## DATA SHOWN
·····
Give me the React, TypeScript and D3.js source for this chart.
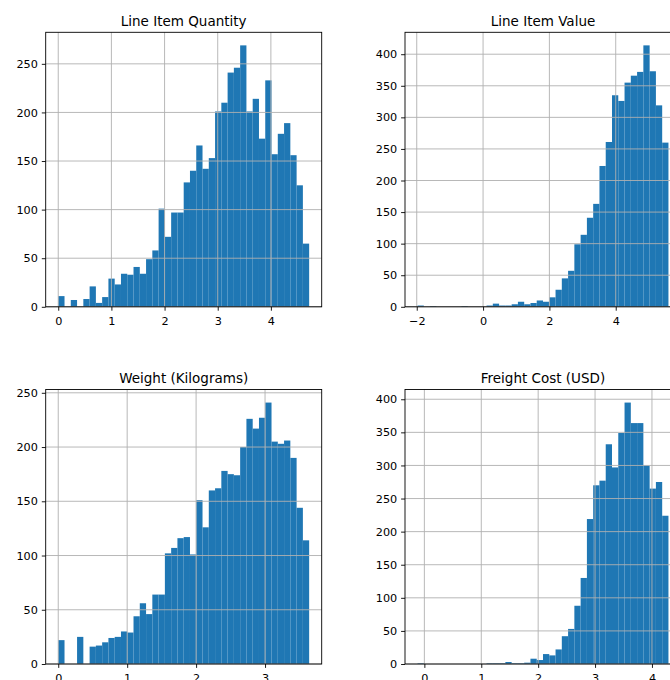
·····
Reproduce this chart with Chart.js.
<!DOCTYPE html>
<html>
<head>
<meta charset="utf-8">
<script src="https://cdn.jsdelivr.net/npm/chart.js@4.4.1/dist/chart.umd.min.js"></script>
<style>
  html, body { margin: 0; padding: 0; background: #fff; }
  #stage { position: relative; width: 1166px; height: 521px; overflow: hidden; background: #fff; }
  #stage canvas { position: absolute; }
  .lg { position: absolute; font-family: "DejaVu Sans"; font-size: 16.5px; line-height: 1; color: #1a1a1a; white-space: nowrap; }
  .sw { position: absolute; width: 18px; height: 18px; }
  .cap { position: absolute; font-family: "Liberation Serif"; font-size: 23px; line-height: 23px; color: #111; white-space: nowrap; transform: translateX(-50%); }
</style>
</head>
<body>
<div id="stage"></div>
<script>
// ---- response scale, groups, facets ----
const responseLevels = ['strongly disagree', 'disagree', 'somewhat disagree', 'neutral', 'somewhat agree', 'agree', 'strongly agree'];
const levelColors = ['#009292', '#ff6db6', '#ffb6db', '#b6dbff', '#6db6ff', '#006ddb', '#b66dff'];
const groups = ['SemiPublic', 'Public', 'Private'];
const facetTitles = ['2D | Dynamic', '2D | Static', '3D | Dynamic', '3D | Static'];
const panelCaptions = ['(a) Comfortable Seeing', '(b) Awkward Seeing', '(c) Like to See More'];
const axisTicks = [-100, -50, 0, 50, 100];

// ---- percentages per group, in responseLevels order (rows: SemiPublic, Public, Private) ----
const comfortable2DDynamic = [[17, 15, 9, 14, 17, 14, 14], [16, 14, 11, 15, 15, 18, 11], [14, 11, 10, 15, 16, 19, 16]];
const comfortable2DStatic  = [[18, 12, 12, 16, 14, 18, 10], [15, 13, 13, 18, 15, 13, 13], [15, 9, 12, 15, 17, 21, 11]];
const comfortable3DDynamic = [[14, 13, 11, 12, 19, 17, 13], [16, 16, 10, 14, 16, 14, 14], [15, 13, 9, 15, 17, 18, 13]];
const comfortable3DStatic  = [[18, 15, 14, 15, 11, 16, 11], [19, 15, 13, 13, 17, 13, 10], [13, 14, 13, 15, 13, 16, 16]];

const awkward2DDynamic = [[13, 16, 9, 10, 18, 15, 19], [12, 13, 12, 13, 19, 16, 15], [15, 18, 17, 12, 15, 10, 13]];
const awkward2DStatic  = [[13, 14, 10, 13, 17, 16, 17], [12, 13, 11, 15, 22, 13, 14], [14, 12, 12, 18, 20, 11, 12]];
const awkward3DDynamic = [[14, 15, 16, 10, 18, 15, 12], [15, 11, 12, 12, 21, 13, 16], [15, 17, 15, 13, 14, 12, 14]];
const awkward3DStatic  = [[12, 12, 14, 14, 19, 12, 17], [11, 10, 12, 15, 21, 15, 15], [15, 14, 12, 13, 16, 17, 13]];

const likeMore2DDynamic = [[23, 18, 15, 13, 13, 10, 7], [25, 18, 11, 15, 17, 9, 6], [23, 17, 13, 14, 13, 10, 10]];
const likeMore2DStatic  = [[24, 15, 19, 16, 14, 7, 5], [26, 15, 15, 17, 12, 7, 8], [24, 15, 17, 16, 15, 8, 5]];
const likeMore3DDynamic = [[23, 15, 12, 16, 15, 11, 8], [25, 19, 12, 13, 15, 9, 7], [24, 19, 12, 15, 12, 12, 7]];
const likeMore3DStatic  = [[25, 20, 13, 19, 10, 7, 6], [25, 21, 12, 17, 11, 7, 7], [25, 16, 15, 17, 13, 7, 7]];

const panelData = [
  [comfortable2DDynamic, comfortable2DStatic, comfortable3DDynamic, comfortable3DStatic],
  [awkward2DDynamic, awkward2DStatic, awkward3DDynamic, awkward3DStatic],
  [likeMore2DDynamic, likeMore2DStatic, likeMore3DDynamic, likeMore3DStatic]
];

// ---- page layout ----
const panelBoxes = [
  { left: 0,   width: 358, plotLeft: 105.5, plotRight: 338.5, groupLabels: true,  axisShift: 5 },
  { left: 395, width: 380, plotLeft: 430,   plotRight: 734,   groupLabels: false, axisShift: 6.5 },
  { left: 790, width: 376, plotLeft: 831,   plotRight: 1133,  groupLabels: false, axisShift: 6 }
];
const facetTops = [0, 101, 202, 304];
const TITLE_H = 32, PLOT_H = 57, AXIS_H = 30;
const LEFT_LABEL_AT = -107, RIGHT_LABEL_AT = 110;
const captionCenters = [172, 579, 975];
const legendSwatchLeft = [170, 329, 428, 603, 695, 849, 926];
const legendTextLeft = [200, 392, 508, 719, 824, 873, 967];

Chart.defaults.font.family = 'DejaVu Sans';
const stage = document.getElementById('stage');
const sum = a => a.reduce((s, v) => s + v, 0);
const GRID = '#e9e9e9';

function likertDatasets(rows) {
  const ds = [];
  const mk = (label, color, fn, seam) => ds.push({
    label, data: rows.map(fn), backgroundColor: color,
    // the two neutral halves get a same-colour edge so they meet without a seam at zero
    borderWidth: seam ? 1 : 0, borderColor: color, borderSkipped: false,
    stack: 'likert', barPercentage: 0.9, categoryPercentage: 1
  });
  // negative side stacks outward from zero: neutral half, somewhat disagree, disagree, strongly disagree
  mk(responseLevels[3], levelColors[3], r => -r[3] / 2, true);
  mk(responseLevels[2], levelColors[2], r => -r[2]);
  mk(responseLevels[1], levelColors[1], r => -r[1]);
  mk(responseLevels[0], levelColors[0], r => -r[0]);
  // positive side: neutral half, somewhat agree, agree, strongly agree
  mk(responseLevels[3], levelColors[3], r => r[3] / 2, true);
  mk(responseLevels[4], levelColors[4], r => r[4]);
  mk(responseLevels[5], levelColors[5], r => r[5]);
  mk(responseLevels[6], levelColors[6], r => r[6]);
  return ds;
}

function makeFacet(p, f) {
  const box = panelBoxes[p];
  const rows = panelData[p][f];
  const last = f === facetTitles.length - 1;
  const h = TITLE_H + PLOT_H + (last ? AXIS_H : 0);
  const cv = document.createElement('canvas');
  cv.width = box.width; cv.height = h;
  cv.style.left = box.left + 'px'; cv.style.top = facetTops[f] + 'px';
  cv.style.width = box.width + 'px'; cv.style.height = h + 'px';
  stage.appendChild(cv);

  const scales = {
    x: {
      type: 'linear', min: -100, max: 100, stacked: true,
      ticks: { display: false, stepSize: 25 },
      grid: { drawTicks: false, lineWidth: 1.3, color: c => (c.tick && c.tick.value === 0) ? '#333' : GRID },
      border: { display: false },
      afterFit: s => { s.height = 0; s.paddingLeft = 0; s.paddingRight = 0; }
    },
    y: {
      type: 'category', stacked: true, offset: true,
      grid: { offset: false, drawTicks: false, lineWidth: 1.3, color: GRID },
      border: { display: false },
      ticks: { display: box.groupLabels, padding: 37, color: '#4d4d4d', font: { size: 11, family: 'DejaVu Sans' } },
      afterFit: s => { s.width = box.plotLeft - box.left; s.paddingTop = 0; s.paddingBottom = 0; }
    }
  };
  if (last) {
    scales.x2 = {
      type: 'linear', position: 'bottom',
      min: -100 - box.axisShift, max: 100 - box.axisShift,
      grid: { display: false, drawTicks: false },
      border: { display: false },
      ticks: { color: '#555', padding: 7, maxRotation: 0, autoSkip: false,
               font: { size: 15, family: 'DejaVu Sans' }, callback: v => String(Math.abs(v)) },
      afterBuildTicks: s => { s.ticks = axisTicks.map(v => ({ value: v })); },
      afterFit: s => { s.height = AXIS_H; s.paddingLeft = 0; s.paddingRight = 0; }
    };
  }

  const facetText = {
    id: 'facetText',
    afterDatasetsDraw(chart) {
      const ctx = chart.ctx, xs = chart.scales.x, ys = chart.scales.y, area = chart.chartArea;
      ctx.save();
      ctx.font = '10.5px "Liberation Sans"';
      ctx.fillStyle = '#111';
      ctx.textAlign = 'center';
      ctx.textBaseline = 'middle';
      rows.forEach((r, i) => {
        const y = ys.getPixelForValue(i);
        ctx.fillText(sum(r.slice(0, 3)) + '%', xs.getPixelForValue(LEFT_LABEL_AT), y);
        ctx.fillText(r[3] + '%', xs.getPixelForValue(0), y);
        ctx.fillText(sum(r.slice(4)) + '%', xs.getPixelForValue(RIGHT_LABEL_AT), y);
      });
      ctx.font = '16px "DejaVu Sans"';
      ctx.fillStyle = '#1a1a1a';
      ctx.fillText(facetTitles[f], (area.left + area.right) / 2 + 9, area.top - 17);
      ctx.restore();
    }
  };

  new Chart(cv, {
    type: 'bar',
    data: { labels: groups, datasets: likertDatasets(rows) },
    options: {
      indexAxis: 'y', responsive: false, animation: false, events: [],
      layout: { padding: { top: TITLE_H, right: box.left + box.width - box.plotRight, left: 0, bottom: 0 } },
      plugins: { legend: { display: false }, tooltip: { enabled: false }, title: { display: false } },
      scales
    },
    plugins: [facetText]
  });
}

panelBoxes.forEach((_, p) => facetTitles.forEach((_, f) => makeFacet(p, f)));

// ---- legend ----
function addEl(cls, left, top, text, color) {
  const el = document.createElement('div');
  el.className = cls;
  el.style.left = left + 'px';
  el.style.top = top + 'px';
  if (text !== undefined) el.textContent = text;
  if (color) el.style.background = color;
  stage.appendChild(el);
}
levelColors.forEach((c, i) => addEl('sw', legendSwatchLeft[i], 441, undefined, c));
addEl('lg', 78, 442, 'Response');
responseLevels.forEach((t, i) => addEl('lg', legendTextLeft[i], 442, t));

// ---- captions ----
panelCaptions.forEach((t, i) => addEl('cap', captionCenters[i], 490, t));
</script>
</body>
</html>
·····
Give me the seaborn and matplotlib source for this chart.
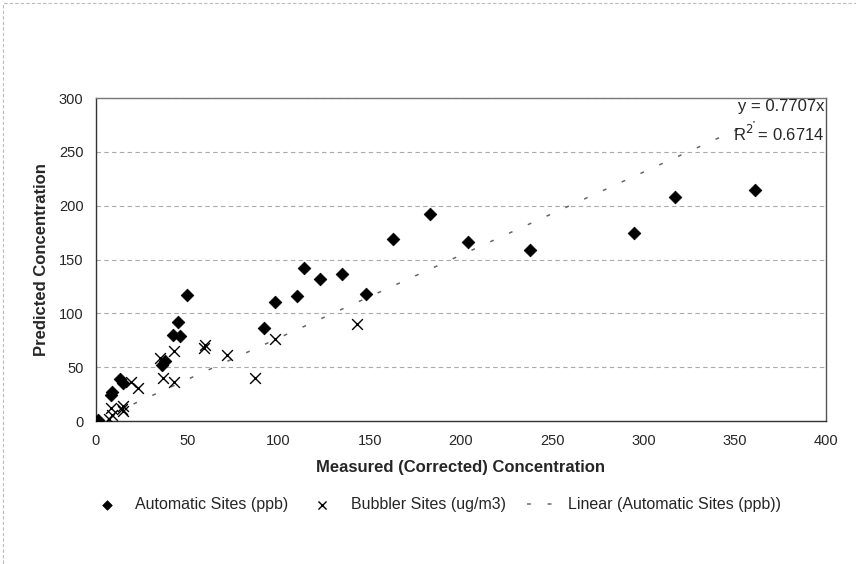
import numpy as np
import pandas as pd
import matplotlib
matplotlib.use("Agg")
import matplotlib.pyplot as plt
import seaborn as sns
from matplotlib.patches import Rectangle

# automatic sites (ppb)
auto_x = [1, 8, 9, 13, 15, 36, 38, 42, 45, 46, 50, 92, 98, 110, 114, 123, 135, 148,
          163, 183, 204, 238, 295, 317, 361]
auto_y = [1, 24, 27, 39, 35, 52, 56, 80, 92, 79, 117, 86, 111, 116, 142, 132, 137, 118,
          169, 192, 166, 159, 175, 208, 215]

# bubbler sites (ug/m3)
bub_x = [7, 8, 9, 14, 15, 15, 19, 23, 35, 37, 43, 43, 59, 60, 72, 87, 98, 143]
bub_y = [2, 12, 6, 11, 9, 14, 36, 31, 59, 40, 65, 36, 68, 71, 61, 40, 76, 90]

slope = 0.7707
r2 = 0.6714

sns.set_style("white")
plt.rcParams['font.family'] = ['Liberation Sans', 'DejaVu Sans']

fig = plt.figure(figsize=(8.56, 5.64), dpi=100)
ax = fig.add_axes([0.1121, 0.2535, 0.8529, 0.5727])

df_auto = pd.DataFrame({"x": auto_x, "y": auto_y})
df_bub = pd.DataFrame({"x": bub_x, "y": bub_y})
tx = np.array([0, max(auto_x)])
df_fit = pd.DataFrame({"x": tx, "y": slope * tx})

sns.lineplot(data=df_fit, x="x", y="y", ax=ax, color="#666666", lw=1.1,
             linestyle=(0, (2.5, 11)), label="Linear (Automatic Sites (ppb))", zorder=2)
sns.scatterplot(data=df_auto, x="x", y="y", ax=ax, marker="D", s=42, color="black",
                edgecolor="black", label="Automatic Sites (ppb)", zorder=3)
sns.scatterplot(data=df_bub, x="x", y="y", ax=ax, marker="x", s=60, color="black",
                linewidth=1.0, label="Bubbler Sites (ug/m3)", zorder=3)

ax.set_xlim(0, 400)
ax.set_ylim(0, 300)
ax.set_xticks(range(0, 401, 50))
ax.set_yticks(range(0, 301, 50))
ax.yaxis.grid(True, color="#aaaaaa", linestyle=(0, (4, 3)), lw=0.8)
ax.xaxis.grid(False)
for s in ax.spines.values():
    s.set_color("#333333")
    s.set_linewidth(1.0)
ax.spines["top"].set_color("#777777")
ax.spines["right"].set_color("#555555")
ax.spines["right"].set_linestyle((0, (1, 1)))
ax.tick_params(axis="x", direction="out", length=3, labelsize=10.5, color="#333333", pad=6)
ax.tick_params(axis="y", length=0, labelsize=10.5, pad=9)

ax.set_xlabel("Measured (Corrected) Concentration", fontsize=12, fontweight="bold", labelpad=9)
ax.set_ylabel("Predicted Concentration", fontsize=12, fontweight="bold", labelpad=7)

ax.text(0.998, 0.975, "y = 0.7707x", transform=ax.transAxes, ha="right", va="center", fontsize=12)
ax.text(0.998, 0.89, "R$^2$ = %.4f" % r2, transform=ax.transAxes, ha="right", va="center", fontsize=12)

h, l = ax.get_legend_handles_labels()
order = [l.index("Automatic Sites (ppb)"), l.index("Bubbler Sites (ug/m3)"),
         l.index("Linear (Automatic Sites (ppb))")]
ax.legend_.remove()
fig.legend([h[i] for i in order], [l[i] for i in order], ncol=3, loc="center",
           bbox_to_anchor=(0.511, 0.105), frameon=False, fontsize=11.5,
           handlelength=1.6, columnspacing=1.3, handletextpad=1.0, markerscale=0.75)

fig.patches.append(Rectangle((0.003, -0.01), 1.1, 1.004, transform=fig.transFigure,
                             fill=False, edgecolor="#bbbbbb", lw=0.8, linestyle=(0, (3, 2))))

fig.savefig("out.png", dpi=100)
·····
## DO THIS
Beginning with the line above that contains "Give me the seaborn" and finishing with the line that contains "ax = fig.add_axes([0.1121, 0.2535, 0.8529, 0.5727])", print those lines exactly and only. Skip all pictures.

## COMPLETED EXERCISE
Give me the seaborn and matplotlib source for this chart.
import numpy as np
import pandas as pd
import matplotlib
matplotlib.use("Agg")
import matplotlib.pyplot as plt
import seaborn as sns
from matplotlib.patches import Rectangle

# automatic sites (ppb)
auto_x = [1, 8, 9, 13, 15, 36, 38, 42, 45, 46, 50, 92, 98, 110, 114, 123, 135, 148,
          163, 183, 204, 238, 295, 317, 361]
auto_y = [1, 24, 27, 39, 35, 52, 56, 80, 92, 79, 117, 86, 111, 116, 142, 132, 137, 118,
          169, 192, 166, 159, 175, 208, 215]

# bubbler sites (ug/m3)
bub_x = [7, 8, 9, 14, 15, 15, 19, 23, 35, 37, 43, 43, 59, 60, 72, 87, 98, 143]
bub_y = [2, 12, 6, 11, 9, 14, 36, 31, 59, 40, 65, 36, 68, 71, 61, 40, 76, 90]

slope = 0.7707
r2 = 0.6714

sns.set_style("white")
plt.rcParams['font.family'] = ['Liberation Sans', 'DejaVu Sans']

fig = plt.figure(figsize=(8.56, 5.64), dpi=100)
ax = fig.add_axes([0.1121, 0.2535, 0.8529, 0.5727])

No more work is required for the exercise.